Money Order Cost

Other than convenience, if something contributes to popularity of money order system, it is the cost. The United States Postal Service issues money orders for a transaction fee of US$1.20.
Abhijit Naik Feb 8, 2019
Tap to Read ➤
The money order system was introduced by a private firm in Great Britain in 1792 and therefore, its cost was quite high. Over the period, public institutions like the postal services took over, and the cost was slashed by a significant extent. This, in turn, added to its popularity.
One of the most convenient tools of money transfer -- money order is basically a written order for the payment of a stipulated sum of money to a particular individual; a prepaid check which can be cashed at any post office, or a bank.

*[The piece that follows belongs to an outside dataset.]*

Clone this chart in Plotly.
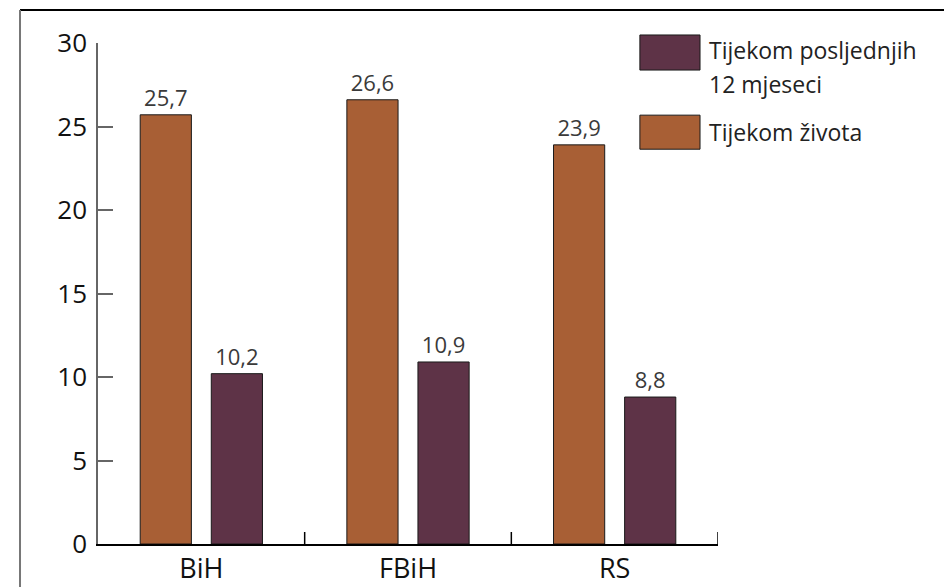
import plotly.graph_objects as go

categories = ["BiH", "FBiH", "RS"]
life_name = "Tijekom života"
year_name_lines = ["Tijekom posljednjih", "12 mjeseci"]
life_values = [25.7, 26.6, 23.9]
year_values = [10.2, 10.9, 8.8]
y_ticks = [0, 5, 10, 15, 20, 25, 30]

ORANGE = "#A85F35"
PURPLE = "#5E3347"
FONT = "Open Sans, Noto Sans, sans-serif"

fig = go.Figure()
fig.add_trace(go.Bar(
    x=categories, y=life_values, name=life_name,
    marker=dict(color=ORANGE, line=dict(color="#1a1a1a", width=1)),
    text=life_values, texttemplate="%{y:.1f}", textposition="outside",
    textfont=dict(size=22, color="#3a3a3a", family=FONT),
    cliponaxis=False, showlegend=False,
))
fig.add_trace(go.Bar(
    x=categories, y=year_values, name=" ".join(year_name_lines),
    marker=dict(color=PURPLE, line=dict(color="#1a1a1a", width=1)),
    text=year_values, texttemplate="%{y:.1f}", textposition="outside",
    textfont=dict(size=22, color="#3a3a3a", family=FONT),
    cliponaxis=False, showlegend=False,
))

# manual legend (swatches + labels)
shapes = [
    dict(type="rect", xref="paper", yref="paper", x0=0.874, x1=0.971, y0=0.946, y1=1.016,
         fillcolor=PURPLE, line=dict(color="#1a1a1a", width=1)),
    dict(type="rect", xref="paper", yref="paper", x0=0.874, x1=0.971, y0=0.788, y1=0.856,
         fillcolor=ORANGE, line=dict(color="#1a1a1a", width=1)),
]
legend_text = [(year_name_lines[0], 0.986), (year_name_lines[1], 0.918), (life_name, 0.822)]
annotations = [dict(xref="paper", yref="paper", x=0.982, y=yy, yanchor="middle",
                    xanchor="left", align="left", showarrow=False, text=t,
                    font=dict(size=23, color="#222222", family=FONT))
               for t, yy in legend_text]

# outer frame lines
shapes.append(dict(type="line", xref="paper", yref="paper", x0=-0.1258, x1=1.37,
                   y0=1.0659, y1=1.0659, line=dict(color="#000000", width=2)))
shapes.append(dict(type="line", xref="paper", yref="paper", x0=-0.1258, x1=-0.1258,
                   y0=1.0659, y1=-0.09, line=dict(color="#777777", width=2)))
# category separator ticks on x axis
for xv in [0.5, 1.5, 2.5]:
    shapes.append(dict(type="line", xref="x", yref="paper", x0=xv, x1=xv,
                       y0=0, y1=0.024, line=dict(color="#000000", width=1.5)))

fig.update_layout(
    width=944, height=587,
    margin=dict(l=98, r=226, t=43, b=43),
    paper_bgcolor="white", plot_bgcolor="white",
    barmode="group", bargap=0.312, bargroupgap=0.28,
    separators=",.",
    font=dict(family=FONT, color="#111111"),
    showlegend=False,
    shapes=shapes, annotations=annotations,
    xaxis=dict(range=[-0.5, 2.5], showline=True, linecolor="#000000", linewidth=1.5,
               ticks="", showgrid=False, automargin=False,
               tickfont=dict(size=27, color="#111111")),
    yaxis=dict(range=[0, 30], tickvals=y_ticks, showline=True, linecolor="#666666",
               linewidth=1.5, ticks="inside", ticklen=15, tickcolor="#666666",
               tickwidth=1.5, showgrid=False, zeroline=False, automargin=False,
               tickfont=dict(size=26, color="#111111"), ticklabelstandoff=4),
)

fig.write_html("out.html", config={"displayModeBar": False},
               post_script="document.body.style.margin='0px';document.body.style.overflow='hidden';")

How Much Does a Money Order Cost?

In the US, a money order can be bought from third-party sources, like the post office, or a grocery store. It can be bought by cash, debit card payment, and cashed at any post office in the country. Usually the cost of a money order depends on the total sum to be transferred and the type of money order you want to send (domestic or international).
The maximum amount of money that can be transferred by a single money order is US$1,000, but separate money orders amounting to more than US$1,000 can be sent in a single day to cover your financial need. If the total amount to be transferred exceeds US$3,000, a current government-issued identification with a photograph of the sender is required.
A processing fee of US$1.20 is charged if the amount one intends to send falls between US$0.01 to US$500.00 and US$1.60 if the amount is anywhere between US$500.01 to US$1,000.00. In case of postal military money orders, which are issued by military facilities, the fee is as little as US$0.35.
As for international money orders, the maximum amount of money that can be transferred by a single money order is US$700. In this case, the processing fee is US$4.50 per unit, and the maximum amount that can be transferred in a single day is US$10,000.
The United States Postal Service provides the facility of sending money orders to 29 countries across the world. These include
  • Albania and Anguilla
  • Antigua and Barbuda
  • Bahamas
  • Barbados
  • Belize
  • Bolivia
  • British Virgin Islands
  • Canada
  • Cape Verde
  • Dominica
  • Dominican Republic
  • Ecuador
  • El Salvador
  • Grenada
  • Guinea
  • Guyana
  • Honduras
  • Jamaica
  • Japan and Mexico
  • Mali
  • Montserrat
  • Peru
  • Saint Christopher and Nevis
  • Saint Lucia
  • Saint Vincent and the Grenadines
  • Sierra Leone
  • Trinidad and Tobago
International money orders can be cashed at banks and post offices in any of the 29 countries. Each of them have a unique identification number which makes it possible for sender to keep a track of the money transferred. While the list of countries accepting direct international money order is 29, the chances of it growing in the future can't be neglected.
According to the Federal Reserve, around 889 million money orders, amounting to a gross transaction volume of US$145 billion, were purchased in the United States in 2005.
More importantly, the service is not confined to public institutions like the US Postal Service anymore, but also includes private firms like Wal-Mart and MoneyGram. All these developments show that the veteran of the field has been successful in holding its ground and resisting competition from new methods of money transfer, which are getting popular.